The interesting thing I have found about QM is to start with it seems very anti intuitive, but after a while, when you understand some of the more modern ways of viewing it, such as the most reasonable probability theory that allows continuous transformations, things seem a lot more reasonable.
The argument goes something like this. Suppose we have a system in 2 states represented by the vectors [0,1] and [1,0]. These states are called pure. These can be randomly presented for observation and you get the vector [p1, p2] where p1 and p2 give the probabilities of observing the pure state. Such states are called mixed. Now consider the matrix A that say after 1 second transforms one pure state to another with rows [0, 1] and [1, 0]. But what happens when A is applied for half a second. Well that would be a matrix U^2 = A. You can work this out and low and behold U is complex. Apply it to a pure state and you get a complex vector. This is something new. Its not a mixed state - but you are forced to it if you want continuous transformations between pure states.

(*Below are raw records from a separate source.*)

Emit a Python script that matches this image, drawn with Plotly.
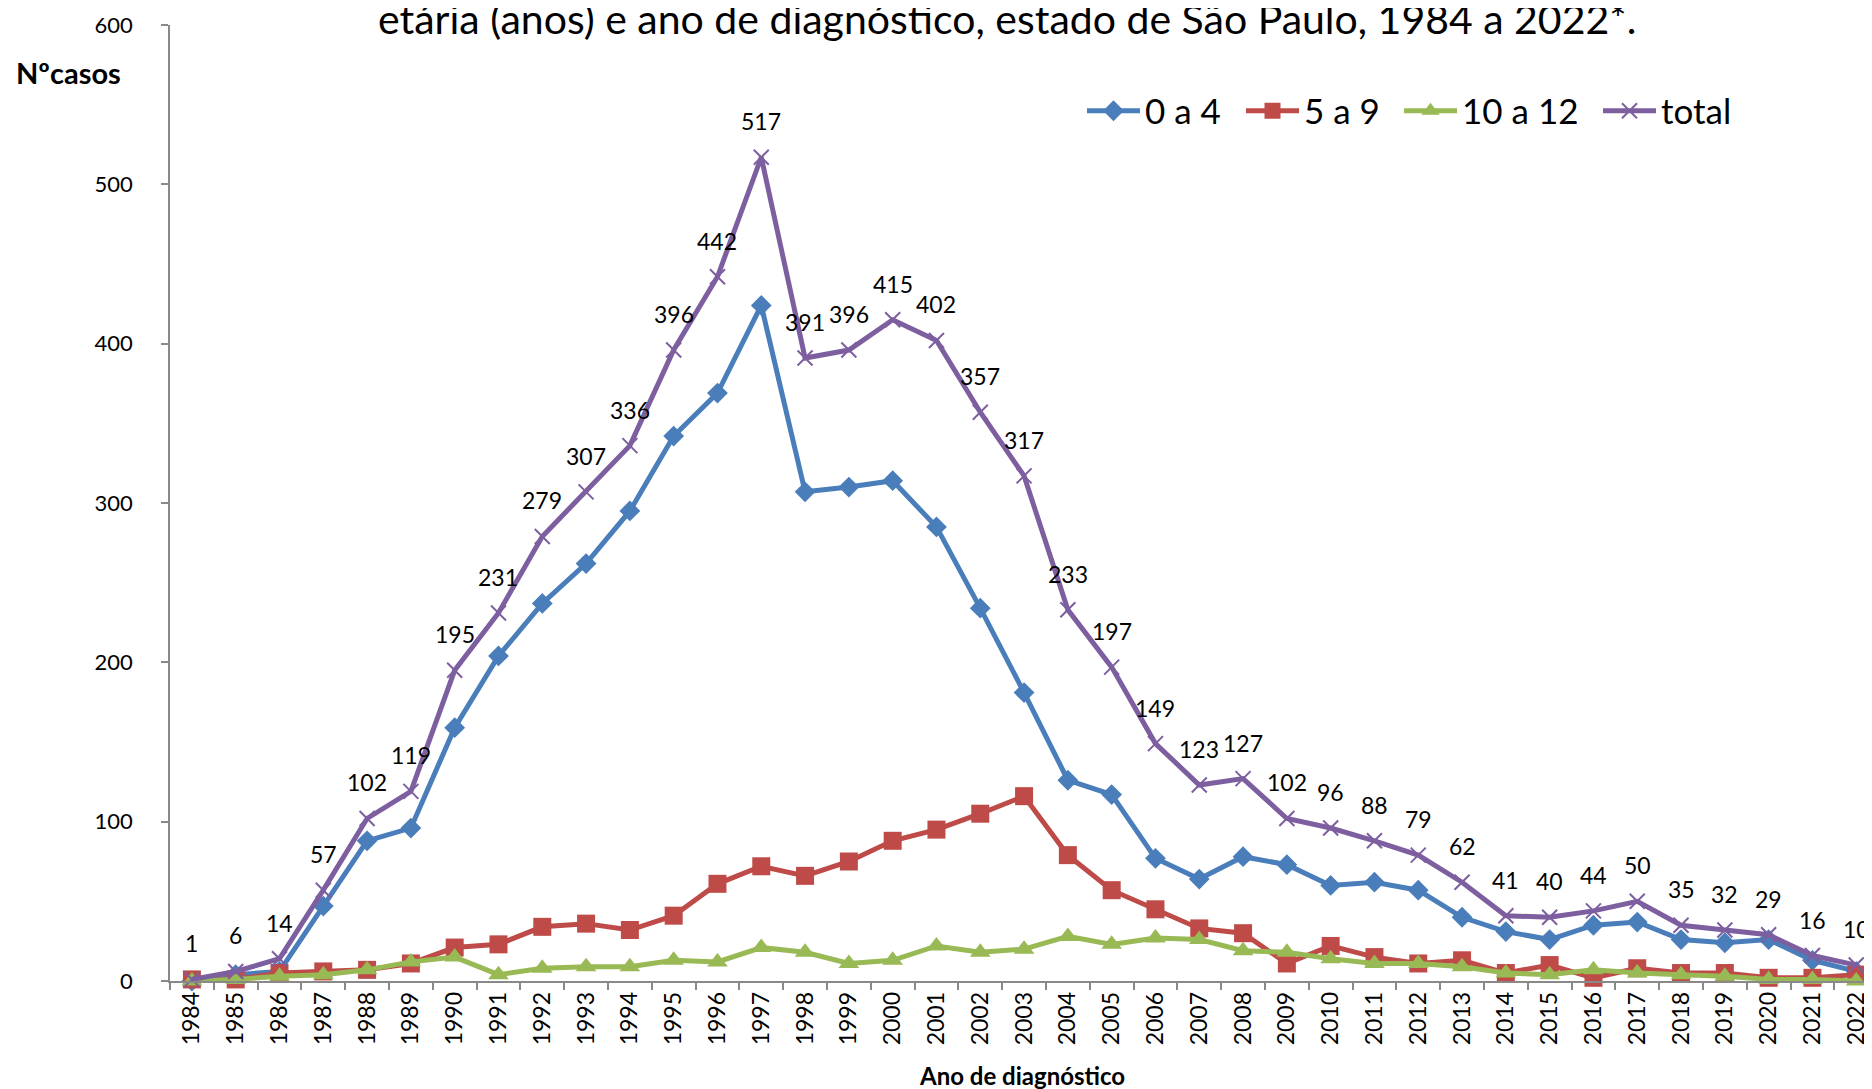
import plotly.graph_objects as go

years = [str(y) for y in range(1984, 2023)]
age_0_4 = [0, 4, 6, 47, 88, 96, 159, 204, 237, 262, 295, 342, 369, 424, 307, 310, 314, 285, 234, 181,
           126, 117, 77, 64, 78, 73, 60, 62, 57, 40, 31, 26, 35, 37, 26, 24, 26, 13, 6]
age_5_9 = [1, 1, 5, 6, 7, 11, 21, 23, 34, 36, 32, 41, 61, 72, 66, 75, 88, 95, 105, 116,
           79, 57, 45, 33, 30, 11, 22, 15, 11, 13, 5, 10, 2, 8, 5, 5, 2, 2, 4]
age_10_12 = [0, 1, 3, 4, 7, 12, 15, 4, 8, 9, 9, 13, 12, 21, 18, 11, 13, 22, 18, 20,
             28, 23, 27, 26, 19, 18, 14, 11, 11, 9, 5, 4, 7, 5, 4, 3, 1, 1, 0]
total = [1, 6, 14, 57, 102, 119, 195, 231, 279, 307, 336, 396, 442, 517, 391, 396, 415, 402, 357, 317,
         233, 197, 149, 123, 127, 102, 96, 88, 79, 62, 41, 40, 44, 50, 35, 32, 29, 16, 10]
series_names = ["0 a 4", "5 a 9", "10 a 12", "total"]

title_text = "etária (anos) e ano de diagnóstico, estado de São Paulo, 1984 a 2022*."
y_title = "Nºcasos"
x_title = "Ano de diagnóstico"

FONT = "Lato"
fig = go.Figure()

styles = [
    dict(color="#4A7EBB", symbol="diamond", size=16, lw=91),
    dict(color="#BE4B48", symbol="square", size=18, lw=90),
    dict(color="#98B954", symbol="triangle-up", size=18, lw=131),
]
for name, vals, st in zip(series_names[:3], [age_0_4, age_5_9, age_10_12], styles):
    fig.add_trace(go.Scatter(
        x=years, y=vals, name=name, mode="lines+markers",
        line=dict(color=st["color"], width=5),
        marker=dict(symbol=st["symbol"], size=st["size"], color=st["color"]),
        cliponaxis=False, legendwidth=st["lw"],
    ))

fig.add_trace(go.Scatter(
    x=years, y=total, name=series_names[3], mode="lines+markers",
    line=dict(color="#7D5FA0", width=5),
    marker=dict(symbol="x-thin", size=15, color="#7D5FA0",
                line=dict(color="#7D5FA0", width=2)),
    cliponaxis=False,
))

for i, v in enumerate(total):
    fig.add_annotation(x=i, y=v, xref="x", yref="y", text=str(v), showarrow=False,
                       yshift=36, font=dict(family=FONT, size=23, color="black"))

# page body has an 8px default margin; work in screenshot pixels
OFF = 8
FW, FH = 1872 - OFF, 1089 - OFF
PL, PT, PB, PR = 170, 25, 981, 1872  # plot area in screenshot px
L, T, B, R = PL - OFF, PT - OFF, FH - (PB - OFF), 0
pw = FW - L - R
ph = FH - T - B


def px_x(sx):
    return (sx - PL) / pw


def px_y(sy):
    return (PB - sy) / ph


fig.add_annotation(text=title_text, xref="paper", yref="paper", x=px_x(1007), y=px_y(45),
                   xanchor="center", yanchor="bottom", showarrow=False,
                   font=dict(family=FONT, size=41, color="black"))
fig.add_annotation(text="<b>" + y_title + "</b>", xref="paper", yref="paper", x=px_x(14), y=px_y(72),
                   xanchor="left", yanchor="middle", showarrow=False,
                   font=dict(family=FONT, size=29, color="black"))
fig.add_annotation(text="<b>" + x_title + "</b>", xref="paper", yref="paper", x=px_x(1022), y=px_y(1075),
                   xanchor="center", yanchor="middle", showarrow=False,
                   font=dict(family=FONT, size=24, color="black"))

fig.update_layout(
    width=FW, height=FH,
    margin=dict(l=L, r=R, t=T, b=B),
    paper_bgcolor="white", plot_bgcolor="white",
    font=dict(family=FONT, color="black"),
    showlegend=True,
    legend=dict(orientation="h", x=px_x(1082), y=px_y(111), xanchor="left", yanchor="middle",
                font=dict(family=FONT, size=35, color="black"), bgcolor="rgba(0,0,0,0)",
                tracegroupgap=0, itemwidth=53),
    xaxis=dict(
        type="category", range=[-0.5, 38.36], showgrid=False,
        showline=True, linecolor="#898989", linewidth=1.5,
        ticks="outside", tickson="boundaries", ticklen=7, tickcolor="#898989", tickwidth=1.5,
        tickangle=-90, tickfont=dict(family=FONT, size=23, color="black"),
    ),
    yaxis=dict(
        range=[0, 600], dtick=100, showgrid=False, zeroline=False,
        showline=True, linecolor="#898989", linewidth=1.5,
        ticks="outside", ticklen=7, tickcolor="#898989", tickwidth=1.5,
        tickfont=dict(family=FONT, size=22, color="black"), ticklabelstandoff=24,
    ),
)

fig.write_html("out.html")
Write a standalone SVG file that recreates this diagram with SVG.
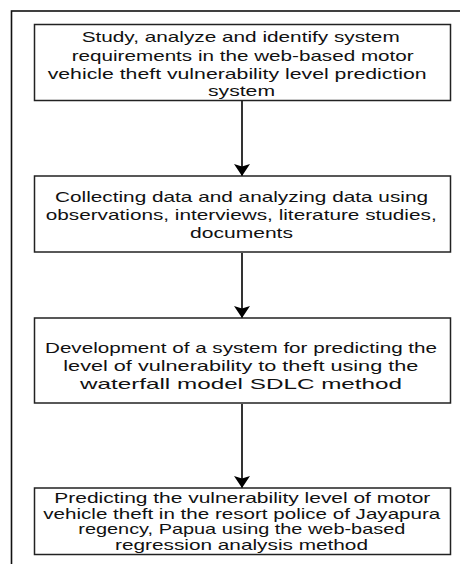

QM is basically the theory that makes sense out of pure states that are complex numbers. There is really only one reasonable way to do it - by the Born rule (you make the assumption of non contextuality - ie the probability is not basis dependent, plus a few other things no need to go into here) - as shown by Gleason's theorem. But it can also be done without such high powered mathematical machinery:
http://arxiv.org/pdf/quant-ph/0101012.pdf
In my opinion intuition has a lot to do with understanding, familiarity and the way you view things.